Gym companies are making a killing in South Africa, where the industry generates more than R12.5 billion in revenue every year.
According to The Economist, this is the highest in the world. If correct, it means that the country’s largest gym chain, Virgin Active, makes about R7.5 billion in gym membership fees per year.
It was revealed in a case before the Competition Tribunal last year that Virgin Active controls at least 60% of the gym market in South Africa, with more than half a million members.
This week, Virgin Active SA refused to be drawn into the debate about its revenue. However, during an interview on 702 on Monday, the company’s managing director, Ross Faragher-Thomas said he was not sure how The Economist came up with this figure. “But it is a thriving and vibrant industry and it’s growing enormously.”
Virgin Active has enjoyed great success in South South Africa where it owns 137 gyms countrywide.
Chief operations officer for Gym Company Ian Hepburn said that although the R12.5 billion figure was a bit high, it was not too far off.
“An independent study we conducted two years ago showed us that Virgin Active controlled about 70% of the gym market.”
“When you multiply that 70% by an average of R500 monthly premium [Virgin Active] charges, it would make sense that the South African gym industry brings in those billions in revenue every year. But this is just an assumption.”
Hepburn said it was sad that more than two-thirds of the gym industry pie in South Africa was enjoyed by one company.
“Although Planet Fitness, which has 32 gyms across the country, and Zone Fitness, which has 22 gyms in Gauteng and Cape Town, get a big slice, it’s still not as big as the one enjoyed by Virgin Active,” he said.

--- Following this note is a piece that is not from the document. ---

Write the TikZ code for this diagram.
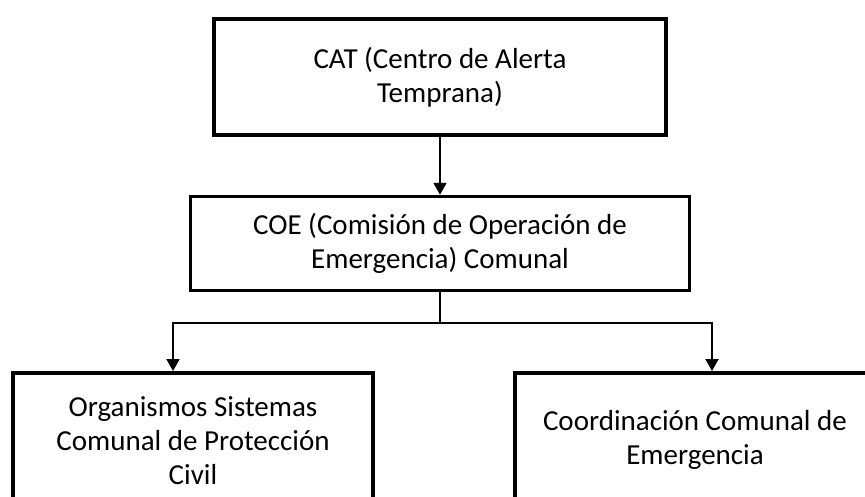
\documentclass[tikz,border=0pt]{standalone}
\usepackage{fontspec}
\setmainfont{Carlito}
\usetikzlibrary{positioning, arrows.meta}

\tikzset{
  unit/.style={draw, line width=3.5pt, align=center, inner sep=0pt,
    font=\fontsize{29}{34}\selectfont},
  wire/.style={line width=2pt},
  tip/.style={-{Triangle[length=12pt, width=13pt]}}
}

\begin{document}
\begin{tikzpicture}[x=1pt, y=-1pt]
        \useasboundingbox (0,0) rectangle (865,496);
        \clip (0,0) rectangle (865,496);
        \node [unit, minimum width=452pt, minimum height=116pt] (cat) at (440,77) {CAT (Centro de Alerta\\Temprana)};
        \node [unit, minimum width=499pt, minimum height=94pt, below=58pt of cat] (coe) {COE (Comisión de Operación de\\Emergencia) Comunal};
        \node [unit, minimum width=360pt, minimum height=135pt, anchor=north] (orgs) at (193,371) {Organismos Sistemas\\Comunal de Protección\\Civil};
        \node [unit, minimum width=360pt, minimum height=135pt, anchor=north] (coord) at (695,371) {Coordinación Comunal de\\Emergencia};
        \draw [wire, tip] (cat) -- (coe);
        \draw [wire] (coe.south) -- (coe.south |- 0,323) coordinate (fork);
        \draw [wire, tip] (fork) -| ([xshift=-20pt]orgs.north);
        \draw [wire, tip] (fork) -| ([xshift=17pt]coord.north);
    \end{tikzpicture}
\end{document}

Hepburn blamed this “unfair market practice” on medical aid schemes such as Discovery and Momentum that subsidise and reward their members for being part of Virgin Active, Planet Fitness and Curves gyms.
“If members were paying the full R500 that these clubs charge instead of R100 per month, many would have found other options that cost far less,” Hepburn said.
But Faragher-Thomas believes that members are attracted to Virgin Active by the different packages that the health club offers.
“The key to the attraction of any successful health club company is innovation and creating an offering that is accessible to a broad number of South Africans.
“Proximity of clubs, multiple membership-fee offerings and a range of services and facilities play a significant role in not only attracting members but keeping them engaged in their personal fitness goals,” he said.
Hepburn said the location of Virgin Active health clubs was also influenced by the relationship that the company has with medical aid schemes. “Landlords consider Virgin Active and other big players as low-risk because of their membership numbers, which are bolstered by medical scheme subsidies.”